= PROBLEM STATEMENT =
Without the pictures, print the lines running from the beginning of the material to the line containing "plt.rcParams['mathtext.bf'] = 'Liberation", both ends included.
· · · ·
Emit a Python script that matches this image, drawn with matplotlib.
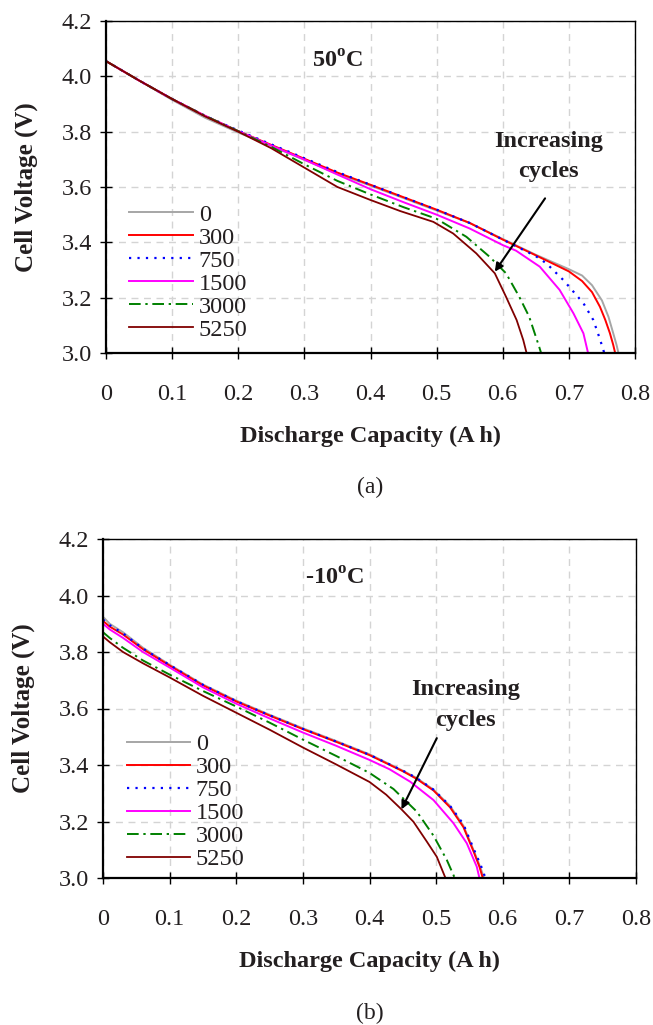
import matplotlib
matplotlib.use("Agg")
import matplotlib.pyplot as plt
from matplotlib.ticker import FormatStrFormatter, FuncFormatter

plt.rcParams['font.family'] = ['Liberation Serif', 'DejaVu Serif']
plt.rcParams['mathtext.fontset'] = 'custom'
plt.rcParams['mathtext.rm'] = 'Liberation Serif'
plt.rcParams['mathtext.bf'] = 'Liberation Serif:bold'

# ---- data, panel (a) 50 C ----
cap_a_0 = [0, 0.05, 0.1, 0.15, 0.2, 0.25, 0.3, 0.35, 0.4, 0.45, 0.5, 0.55, 0.6, 0.65, 0.7, 0.72, 0.735, 0.75, 0.76, 0.767, 0.772, 0.775]
volt_a_0 = [4.055, 3.985, 3.915, 3.850, 3.797, 3.748, 3.698, 3.648, 3.605, 3.560, 3.515, 3.470, 3.412, 3.355, 3.303, 3.280, 3.245, 3.19, 3.13, 3.072, 3.03, 3.0]
cap_a_300 = [0, 0.05, 0.1, 0.15, 0.2, 0.25, 0.3, 0.35, 0.4, 0.45, 0.5, 0.55, 0.6, 0.65, 0.7, 0.72, 0.735, 0.747, 0.755, 0.762, 0.767, 0.77]
volt_a_300 = [4.055, 3.985, 3.918, 3.857, 3.802, 3.752, 3.702, 3.652, 3.608, 3.563, 3.518, 3.470, 3.41, 3.353, 3.295, 3.26, 3.22, 3.167, 3.12, 3.072, 3.03, 3.0]
cap_a_750 = [0, 0.05, 0.1, 0.15, 0.2, 0.25, 0.3, 0.35, 0.4, 0.45, 0.5, 0.55, 0.6, 0.65, 0.666, 0.6915, 0.722, 0.737, 0.747, 0.7535]
volt_a_750 = [4.055, 3.985, 3.918, 3.857, 3.804, 3.754, 3.704, 3.654, 3.608, 3.563, 3.518, 3.470, 3.41, 3.350, 3.324, 3.264, 3.18, 3.119, 3.05, 3.0]
cap_a_1500 = [0, 0.05, 0.1, 0.15, 0.2, 0.25, 0.3, 0.35, 0.4, 0.45, 0.5, 0.55, 0.6, 0.62, 0.656, 0.686, 0.707, 0.722, 0.729]
volt_a_1500 = [4.055, 3.985, 3.918, 3.857, 3.802, 3.750, 3.699, 3.645, 3.592, 3.545, 3.50, 3.45, 3.39, 3.37, 3.312, 3.228, 3.143, 3.071, 3.0]
cap_a_3000 = [0, 0.05, 0.1, 0.15, 0.2, 0.25, 0.3, 0.35, 0.4, 0.45, 0.5, 0.545, 0.58, 0.605, 0.625, 0.64, 0.655, 0.658]
volt_a_3000 = [4.055, 3.985, 3.918, 3.857, 3.802, 3.745, 3.682, 3.622, 3.573, 3.527, 3.485, 3.42, 3.348, 3.288, 3.203, 3.131, 3.023, 3.0]
cap_a_5250 = [0, 0.05, 0.1, 0.15, 0.2, 0.25, 0.3, 0.35, 0.4, 0.445, 0.495, 0.525, 0.56, 0.588, 0.605, 0.621, 0.631, 0.636]
volt_a_5250 = [4.055, 3.985, 3.918, 3.855, 3.80, 3.740, 3.670, 3.600, 3.553, 3.513, 3.474, 3.432, 3.36, 3.288, 3.203, 3.119, 3.047, 3.0]

# ---- data, panel (b) -10 C ----
cap_b_0 = [0, 0.01, 0.03, 0.06, 0.1, 0.15, 0.2, 0.25, 0.3, 0.35, 0.4, 0.45, 0.47, 0.496, 0.521, 0.541, 0.556, 0.566, 0.572]
volt_b_0 = [3.925, 3.90, 3.87, 3.815, 3.755, 3.685, 3.628, 3.578, 3.53, 3.485, 3.438, 3.38, 3.355, 3.313, 3.255, 3.185, 3.10, 3.04, 3.0]
cap_b_300 = [0, 0.01, 0.03, 0.06, 0.1, 0.15, 0.2, 0.25, 0.3, 0.35, 0.4, 0.45, 0.47, 0.496, 0.521, 0.541, 0.556, 0.565, 0.570]
volt_b_300 = [3.91, 3.89, 3.862, 3.81, 3.752, 3.682, 3.625, 3.575, 3.527, 3.482, 3.435, 3.378, 3.352, 3.31, 3.25, 3.18, 3.095, 3.04, 3.0]
cap_b_750 = [0, 0.01, 0.03, 0.06, 0.1, 0.15, 0.2, 0.25, 0.3, 0.35, 0.4, 0.45, 0.47, 0.496, 0.521, 0.541, 0.556, 0.567, 0.574]
volt_b_750 = [3.915, 3.895, 3.866, 3.812, 3.754, 3.684, 3.626, 3.576, 3.528, 3.483, 3.436, 3.38, 3.355, 3.313, 3.255, 3.19, 3.105, 3.045, 3.0]
cap_b_1500 = [0, 0.01, 0.03, 0.06, 0.1, 0.15, 0.2, 0.25, 0.3, 0.35, 0.4, 0.43, 0.461, 0.496, 0.526, 0.546, 0.561, 0.565]
volt_b_1500 = [3.90, 3.88, 3.85, 3.80, 3.745, 3.675, 3.617, 3.565, 3.515, 3.468, 3.418, 3.385, 3.341, 3.276, 3.194, 3.123, 3.04, 3.0]
cap_b_3000 = [0, 0.01, 0.03, 0.06, 0.1, 0.15, 0.2, 0.25, 0.3, 0.35, 0.4, 0.436, 0.471, 0.496, 0.516, 0.528]
volt_b_3000 = [3.87, 3.85, 3.815, 3.77, 3.72, 3.662, 3.607, 3.550, 3.49, 3.432, 3.372, 3.315, 3.235, 3.15, 3.064, 3.0]
cap_b_5250 = [0, 0.01, 0.03, 0.06, 0.1, 0.15, 0.2, 0.25, 0.3, 0.35, 0.4, 0.425, 0.448, 0.466, 0.486, 0.501, 0.514]
volt_b_5250 = [3.855, 3.835, 3.80, 3.76, 3.71, 3.645, 3.585, 3.525, 3.462, 3.402, 3.340, 3.295, 3.243, 3.199, 3.129, 3.075, 3.0]

cycles = ['0', '300', '750', '1500', '3000', '5250']
colors = ['#a6a6a6', '#ff0000', '#0000ff', '#ff00ff', '#008000', '#800000']
styles = ['-', '-', (0, (1, 2.8)), '-', (0, (6, 2.4, 1.2, 2.4)), '-']
widths = [1.4, 1.4, 1.6, 1.4, 1.4, 1.3]

panel_a = [(cap_a_0, volt_a_0), (cap_a_300, volt_a_300), (cap_a_750, volt_a_750),
           (cap_a_1500, volt_a_1500), (cap_a_3000, volt_a_3000), (cap_a_5250, volt_a_5250)]
panel_b = [(cap_b_0, volt_b_0), (cap_b_300, volt_b_300), (cap_b_750, volt_b_750),
           (cap_b_1500, volt_b_1500), (cap_b_3000, volt_b_3000), (cap_b_5250, volt_b_5250)]

txt = '#231f20'


def draw_panel(ax, series, temp, temp_xy, note_xy, arrow_tail, arrow_head, leg_y):
    for (x, v), lab, c, ls, lw in zip(series, cycles, colors, styles, widths):
        ax.plot(x, v, color=c, linestyle=ls, linewidth=lw, label=lab)
    ax.set_xlim(0, 0.8)
    ax.set_ylim(3.0, 4.2)
    ax.set_xticks([i / 10 for i in range(9)])
    ax.set_yticks([3.0, 3.2, 3.4, 3.6, 3.8, 4.0, 4.2])
    ax.xaxis.set_major_formatter(FuncFormatter(lambda v, p: '0' if v == 0 else '%.1f' % v))
    ax.yaxis.set_major_formatter(FormatStrFormatter('%.1f'))
    ax.grid(True, color='#d4d4d4', linestyle=(0, (5, 4)), linewidth=1.0)
    ax.set_axisbelow(True)
    ax.tick_params(direction='inout', length=8, width=1.0, labelsize=17.5,
                   labelcolor=txt, pad=6)
    ax.tick_params(axis='x', pad=18)
    for s in ax.spines.values():
        s.set_linewidth(1.0)
    ax.spines['left'].set_linewidth(1.6)
    ax.spines['bottom'].set_linewidth(1.6)
    ax.set_xlabel('Discharge Capacity (A h)', fontsize=17.5, fontweight='bold',
                  color=txt, labelpad=15)
    ax.set_ylabel('Cell Voltage (V)', fontsize=18, fontweight='bold',
                  color=txt, labelpad=17)
    ax.text(temp_xy[0], temp_xy[1], temp, fontsize=17.5, fontweight='bold',
            color=txt, ha='center', va='center')
    ax.text(note_xy[0], note_xy[1], 'Increasing\ncycles', fontsize=17.5,
            fontweight='bold', color=txt, ha='center', va='center',
            linespacing=1.6)
    ax.annotate('', xy=arrow_head, xytext=arrow_tail,
                arrowprops=dict(arrowstyle='-|>', color='black', lw=1.5,
                                mutation_scale=12, shrinkA=0, shrinkB=0))
    leg = ax.legend(loc='lower left', bbox_to_anchor=(0.035, leg_y), frameon=False,
                    fontsize=17.5, handlelength=2.6, handletextpad=0.25,
                    labelspacing=0.04, borderpad=0.2, borderaxespad=0.0)
    for t in leg.get_texts():
        t.set_color(txt)


fig = plt.figure(figsize=(6.53, 10.25), dpi=100)
ax1 = fig.add_axes([106 / 653, 1 - 353 / 1025, 529 / 653, 332 / 1025])
ax2 = fig.add_axes([103 / 653, 1 - 878 / 1025, 533 / 653, 339 / 1025])

draw_panel(ax1, panel_a, r'50$^{\mathbf{o}}$C', (0.35, 4.053), (0.669, 3.71),
           (0.664, 3.559), (0.588, 3.294), 0.022)
draw_panel(ax2, panel_b, r'-10$^{\mathbf{o}}$C', (0.348, 4.061), (0.544, 3.612),
           (0.501, 3.495), (0.448, 3.243), 0.008)

fig.text(370 / 653, 1 - 487 / 1025, '(a)', fontsize=17, color=txt, ha='center', va='center')
fig.text(370 / 653, 1 - 1013 / 1025, '(b)', fontsize=17, color=txt, ha='center', va='center')

fig.savefig('out.png', dpi=100)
· · · ·
= COMPLETED EXERCISE =
Emit a Python script that matches this image, drawn with matplotlib.
import matplotlib
matplotlib.use("Agg")
import matplotlib.pyplot as plt
from matplotlib.ticker import FormatStrFormatter, FuncFormatter

plt.rcParams['font.family'] = ['Liberation Serif', 'DejaVu Serif']
plt.rcParams['mathtext.fontset'] = 'custom'
plt.rcParams['mathtext.rm'] = 'Liberation Serif'
plt.rcParams['mathtext.bf'] = 'Liberation Serif:bold'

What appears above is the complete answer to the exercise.